Take every line from the first down to the line with "import pandas as pd" and set it down exactly, without the pictures.

— Begin Collected data —

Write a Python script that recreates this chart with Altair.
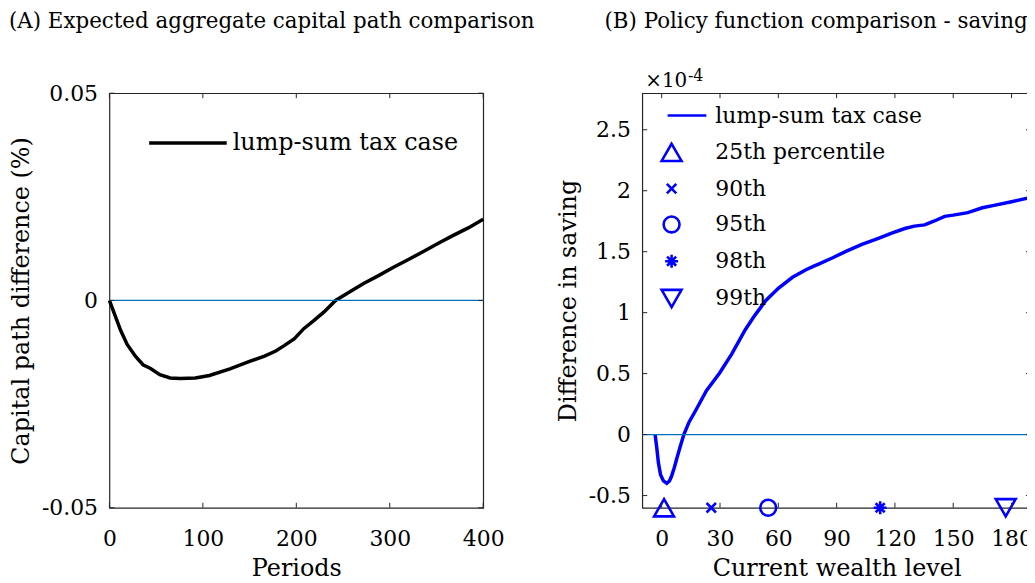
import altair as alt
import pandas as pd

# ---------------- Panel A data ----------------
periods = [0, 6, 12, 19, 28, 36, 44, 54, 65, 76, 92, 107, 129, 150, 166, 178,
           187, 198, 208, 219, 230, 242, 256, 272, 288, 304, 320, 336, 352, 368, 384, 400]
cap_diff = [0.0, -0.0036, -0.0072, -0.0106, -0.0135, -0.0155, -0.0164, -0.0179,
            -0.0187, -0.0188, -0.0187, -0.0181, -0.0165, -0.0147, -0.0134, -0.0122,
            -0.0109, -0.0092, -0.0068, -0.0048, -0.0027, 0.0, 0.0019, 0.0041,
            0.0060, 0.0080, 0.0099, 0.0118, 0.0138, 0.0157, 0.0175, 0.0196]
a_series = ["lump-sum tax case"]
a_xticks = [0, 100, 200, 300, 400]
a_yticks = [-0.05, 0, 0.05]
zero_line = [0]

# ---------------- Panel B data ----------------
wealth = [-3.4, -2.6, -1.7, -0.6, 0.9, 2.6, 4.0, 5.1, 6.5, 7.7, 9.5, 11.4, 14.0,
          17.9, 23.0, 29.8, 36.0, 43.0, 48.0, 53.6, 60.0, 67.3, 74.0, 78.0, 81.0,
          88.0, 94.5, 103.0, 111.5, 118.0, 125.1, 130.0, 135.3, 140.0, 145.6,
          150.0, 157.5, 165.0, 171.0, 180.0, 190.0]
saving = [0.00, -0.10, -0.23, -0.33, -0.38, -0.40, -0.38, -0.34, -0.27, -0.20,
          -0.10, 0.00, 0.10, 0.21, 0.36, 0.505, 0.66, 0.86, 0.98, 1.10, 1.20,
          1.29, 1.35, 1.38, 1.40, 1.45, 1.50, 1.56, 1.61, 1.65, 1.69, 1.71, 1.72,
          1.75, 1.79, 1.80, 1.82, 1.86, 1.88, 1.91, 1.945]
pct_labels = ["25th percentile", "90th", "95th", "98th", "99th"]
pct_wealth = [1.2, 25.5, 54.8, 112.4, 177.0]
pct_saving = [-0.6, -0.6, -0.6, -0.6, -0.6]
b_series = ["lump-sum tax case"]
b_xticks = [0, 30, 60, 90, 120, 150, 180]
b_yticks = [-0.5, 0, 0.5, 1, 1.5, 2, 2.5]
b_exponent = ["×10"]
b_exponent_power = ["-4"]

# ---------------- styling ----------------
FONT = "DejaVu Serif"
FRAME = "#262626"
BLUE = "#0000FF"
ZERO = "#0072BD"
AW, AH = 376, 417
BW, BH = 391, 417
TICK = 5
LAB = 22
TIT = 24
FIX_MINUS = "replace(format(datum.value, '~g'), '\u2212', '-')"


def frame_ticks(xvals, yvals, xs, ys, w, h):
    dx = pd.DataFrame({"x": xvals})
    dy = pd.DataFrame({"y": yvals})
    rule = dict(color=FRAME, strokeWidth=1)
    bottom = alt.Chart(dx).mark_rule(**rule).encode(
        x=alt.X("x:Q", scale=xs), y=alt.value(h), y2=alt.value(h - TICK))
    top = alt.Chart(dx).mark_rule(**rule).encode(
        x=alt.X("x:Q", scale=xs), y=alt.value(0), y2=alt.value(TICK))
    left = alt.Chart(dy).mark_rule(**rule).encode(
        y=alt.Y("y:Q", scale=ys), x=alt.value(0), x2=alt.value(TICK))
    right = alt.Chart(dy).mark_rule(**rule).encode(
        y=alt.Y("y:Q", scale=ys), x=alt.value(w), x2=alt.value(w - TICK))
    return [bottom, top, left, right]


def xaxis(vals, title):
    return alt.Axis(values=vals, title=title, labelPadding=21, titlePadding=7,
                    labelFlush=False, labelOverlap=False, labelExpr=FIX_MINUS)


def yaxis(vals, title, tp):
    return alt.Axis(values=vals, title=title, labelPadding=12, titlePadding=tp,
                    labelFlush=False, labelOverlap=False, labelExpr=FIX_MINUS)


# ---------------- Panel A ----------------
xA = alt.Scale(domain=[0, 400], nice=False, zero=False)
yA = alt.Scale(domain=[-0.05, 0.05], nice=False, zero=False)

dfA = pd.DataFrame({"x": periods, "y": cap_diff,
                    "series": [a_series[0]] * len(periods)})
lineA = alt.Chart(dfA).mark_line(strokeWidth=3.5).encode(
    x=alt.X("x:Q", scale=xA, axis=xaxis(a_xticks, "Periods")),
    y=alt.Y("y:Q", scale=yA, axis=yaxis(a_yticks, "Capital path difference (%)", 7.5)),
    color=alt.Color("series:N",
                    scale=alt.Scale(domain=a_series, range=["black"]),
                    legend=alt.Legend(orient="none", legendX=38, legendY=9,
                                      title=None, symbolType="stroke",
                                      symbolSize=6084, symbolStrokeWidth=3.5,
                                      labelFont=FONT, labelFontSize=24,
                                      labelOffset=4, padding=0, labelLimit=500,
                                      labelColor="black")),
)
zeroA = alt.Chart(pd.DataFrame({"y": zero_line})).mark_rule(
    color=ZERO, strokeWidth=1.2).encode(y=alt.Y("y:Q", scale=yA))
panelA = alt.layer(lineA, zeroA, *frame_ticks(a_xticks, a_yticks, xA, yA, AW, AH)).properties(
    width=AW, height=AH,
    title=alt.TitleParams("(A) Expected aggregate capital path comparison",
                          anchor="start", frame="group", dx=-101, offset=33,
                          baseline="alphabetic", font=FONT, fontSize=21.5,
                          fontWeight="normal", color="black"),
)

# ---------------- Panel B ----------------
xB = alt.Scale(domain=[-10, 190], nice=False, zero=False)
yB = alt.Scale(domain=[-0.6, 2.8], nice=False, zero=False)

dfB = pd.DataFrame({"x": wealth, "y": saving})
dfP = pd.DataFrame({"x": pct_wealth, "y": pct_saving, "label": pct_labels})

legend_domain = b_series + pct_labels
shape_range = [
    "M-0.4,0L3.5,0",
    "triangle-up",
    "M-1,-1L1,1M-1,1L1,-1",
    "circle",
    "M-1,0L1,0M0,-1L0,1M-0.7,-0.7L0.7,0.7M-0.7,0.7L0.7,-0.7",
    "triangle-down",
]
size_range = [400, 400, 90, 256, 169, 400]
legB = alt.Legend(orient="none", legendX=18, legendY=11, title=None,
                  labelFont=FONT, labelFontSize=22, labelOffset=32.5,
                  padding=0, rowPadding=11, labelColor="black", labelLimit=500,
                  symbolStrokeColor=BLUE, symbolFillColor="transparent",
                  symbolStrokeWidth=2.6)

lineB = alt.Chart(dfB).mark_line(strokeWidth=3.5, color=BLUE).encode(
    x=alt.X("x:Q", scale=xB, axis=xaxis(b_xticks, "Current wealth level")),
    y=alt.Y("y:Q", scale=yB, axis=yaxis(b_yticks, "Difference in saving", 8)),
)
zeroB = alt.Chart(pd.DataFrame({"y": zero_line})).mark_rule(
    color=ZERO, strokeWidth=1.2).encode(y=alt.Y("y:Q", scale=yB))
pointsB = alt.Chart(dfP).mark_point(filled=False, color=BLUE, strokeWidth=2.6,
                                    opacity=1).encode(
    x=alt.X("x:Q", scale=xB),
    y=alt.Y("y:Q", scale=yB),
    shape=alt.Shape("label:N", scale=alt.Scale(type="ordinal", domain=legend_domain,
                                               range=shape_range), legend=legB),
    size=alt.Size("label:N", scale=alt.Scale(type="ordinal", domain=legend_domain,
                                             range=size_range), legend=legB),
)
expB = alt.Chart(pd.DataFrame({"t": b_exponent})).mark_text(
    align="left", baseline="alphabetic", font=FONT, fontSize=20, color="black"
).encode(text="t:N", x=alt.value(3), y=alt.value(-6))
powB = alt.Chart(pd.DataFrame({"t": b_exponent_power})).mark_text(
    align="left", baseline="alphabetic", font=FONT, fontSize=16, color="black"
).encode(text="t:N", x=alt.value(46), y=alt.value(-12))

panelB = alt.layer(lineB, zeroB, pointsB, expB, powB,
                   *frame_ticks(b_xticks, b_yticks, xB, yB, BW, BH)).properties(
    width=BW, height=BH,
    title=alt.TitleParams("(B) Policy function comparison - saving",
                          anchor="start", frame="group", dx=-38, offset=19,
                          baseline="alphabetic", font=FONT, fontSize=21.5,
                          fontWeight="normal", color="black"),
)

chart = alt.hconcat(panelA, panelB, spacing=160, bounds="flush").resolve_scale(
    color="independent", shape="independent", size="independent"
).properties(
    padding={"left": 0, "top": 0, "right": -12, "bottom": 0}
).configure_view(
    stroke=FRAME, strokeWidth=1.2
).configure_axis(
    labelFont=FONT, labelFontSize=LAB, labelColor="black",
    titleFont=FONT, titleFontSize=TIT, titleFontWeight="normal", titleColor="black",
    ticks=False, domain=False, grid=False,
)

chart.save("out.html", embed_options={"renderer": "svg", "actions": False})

— End Collected data —

◆ **Answer for the task**:
Write a Python script that recreates this chart with Altair.
import altair as alt
import pandas as pd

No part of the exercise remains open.